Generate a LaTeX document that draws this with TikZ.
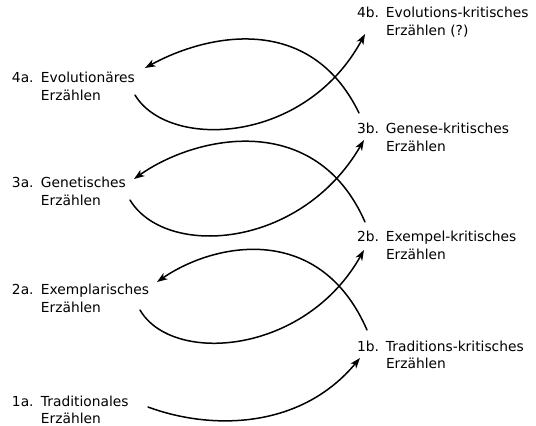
\documentclass[tikz,border=0pt]{standalone}
\usepackage{fontspec}
\setmainfont{DejaVu Sans}
\usetikzlibrary{arrows.meta}
\newcommand\mylab[3]{\begin{tabular}[t]{@{}p{29pt}@{}l@{}}#1&#2\\&#3\end{tabular}}
\begin{document}
\begin{tikzpicture}[x=1pt,y=-1pt,
  lbl/.style={anchor=base west, inner sep=0pt, outer sep=0pt,
    font=\fontsize{13.8}{17.5}\selectfont},
  conn/.style={line width=1.5pt, line cap=round,
    -{Stealth[length=10.5pt,width=7.5pt,inset=3pt]}}]
\useasboundingbox (0,0) rectangle (536,426);
\fill[white] (0,0) rectangle (536,426);

% left labels
\node[lbl] (a4) at (12,82.5)  {\mylab{4a.}{Evolutionäres}{Erzählen}};
\node[lbl] (a3) at (12,187.5) {\mylab{3a.}{Genetisches}{Erzählen}};
\node[lbl] (a2) at (12,294.5) {\mylab{2a.}{Exemplarisches}{Erzählen}};
\node[lbl] (a1) at (12,406)   {\mylab{1a.}{Traditionales}{Erzählen}};
% right labels
\node[lbl] (b4) at (357,17.5)  {\mylab{4b.}{Evolutions-kritisches}{Erzählen (?)}};
\node[lbl] (b3) at (357,133.5) {\mylab{3b.}{Genese-kritisches}{Erzählen}};
\node[lbl] (b2) at (357,241.5) {\mylab{2b.}{Exempel-kritisches}{Erzählen}};
\node[lbl] (b1) at (357,351)   {\mylab{1b.}{Traditions-kritisches}{Erzählen}};

% connector ends
\coordinate (a4out) at (135,95);  \coordinate (b4in) at (365,34);
\coordinate (b3out) at (359,113); \coordinate (a4in) at (145,68);
\coordinate (a3out) at (130,200); \coordinate (b3in) at (364,140);
\coordinate (b2out) at (365,222); \coordinate (a3in) at (134,179);
\coordinate (a2out) at (140,310); \coordinate (b2in) at (364,250);
\coordinate (b1out) at (367,330); \coordinate (a2in) at (157,282);
\coordinate (a1out) at (148,407); \coordinate (b1in) at (360,358);

% level 4
\draw[conn] (b3out) .. controls (310,12) and (207,34) .. (a4in);
\draw[conn] (a4out) .. controls (168,150) and (305,145) .. (b4in);
% level 3
\draw[conn] (b2out) .. controls (316,110) and (196,135) .. (a3in);
\draw[conn] (a3out) .. controls (165,258) and (300,250) .. (b3in);
% level 2
\draw[conn] (b1out) .. controls (320,222) and (215,242) .. (a2in);
\draw[conn] (a2out) .. controls (172,365) and (305,355) .. (b2in);
% level 1
\draw[conn] (a1out) .. controls (210,430) and (300,430) .. (b1in);
\end{tikzpicture}
\end{document}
● ● ● ● ●
Given problem:
Write out the full set of lines verbatim, without the pictures.

Exercise answer:
Generate a LaTeX document that draws this with TikZ.
\documentclass[tikz,border=0pt]{standalone}
\usepackage{fontspec}
\setmainfont{DejaVu Sans}
\usetikzlibrary{arrows.meta}
\newcommand\mylab[3]{\begin{tabular}[t]{@{}p{29pt}@{}l@{}}#1&#2\\&#3\end{tabular}}
\begin{document}
\begin{tikzpicture}[x=1pt,y=-1pt,
  lbl/.style={anchor=base west, inner sep=0pt, outer sep=0pt,
    font=\fontsize{13.8}{17.5}\selectfont},
  conn/.style={line width=1.5pt, line cap=round,
    -{Stealth[length=10.5pt,width=7.5pt,inset=3pt]}}]
\useasboundingbox (0,0) rectangle (536,426);
\fill[white] (0,0) rectangle (536,426);

% left labels
\node[lbl] (a4) at (12,82.5)  {\mylab{4a.}{Evolutionäres}{Erzählen}};
\node[lbl] (a3) at (12,187.5) {\mylab{3a.}{Genetisches}{Erzählen}};
\node[lbl] (a2) at (12,294.5) {\mylab{2a.}{Exemplarisches}{Erzählen}};
\node[lbl] (a1) at (12,406)   {\mylab{1a.}{Traditionales}{Erzählen}};
% right labels
\node[lbl] (b4) at (357,17.5)  {\mylab{4b.}{Evolutions-kritisches}{Erzählen (?)}};
\node[lbl] (b3) at (357,133.5) {\mylab{3b.}{Genese-kritisches}{Erzählen}};
\node[lbl] (b2) at (357,241.5) {\mylab{2b.}{Exempel-kritisches}{Erzählen}};
\node[lbl] (b1) at (357,351)   {\mylab{1b.}{Traditions-kritisches}{Erzählen}};

% connector ends
\coordinate (a4out) at (135,95);  \coordinate (b4in) at (365,34);
\coordinate (b3out) at (359,113); \coordinate (a4in) at (145,68);
\coordinate (a3out) at (130,200); \coordinate (b3in) at (364,140);
\coordinate (b2out) at (365,222); \coordinate (a3in) at (134,179);
\coordinate (a2out) at (140,310); \coordinate (b2in) at (364,250);
\coordinate (b1out) at (367,330); \coordinate (a2in) at (157,282);
\coordinate (a1out) at (148,407); \coordinate (b1in) at (360,358);

% level 4
\draw[conn] (b3out) .. controls (310,12) and (207,34) .. (a4in);
\draw[conn] (a4out) .. controls (168,150) and (305,145) .. (b4in);
% level 3
\draw[conn] (b2out) .. controls (316,110) and (196,135) .. (a3in);
\draw[conn] (a3out) .. controls (165,258) and (300,250) .. (b3in);
% level 2
\draw[conn] (b1out) .. controls (320,222) and (215,242) .. (a2in);
\draw[conn] (a2out) .. controls (172,365) and (305,355) .. (b2in);
% level 1
\draw[conn] (a1out) .. controls (210,430) and (300,430) .. (b1in);
\end{tikzpicture}
\end{document}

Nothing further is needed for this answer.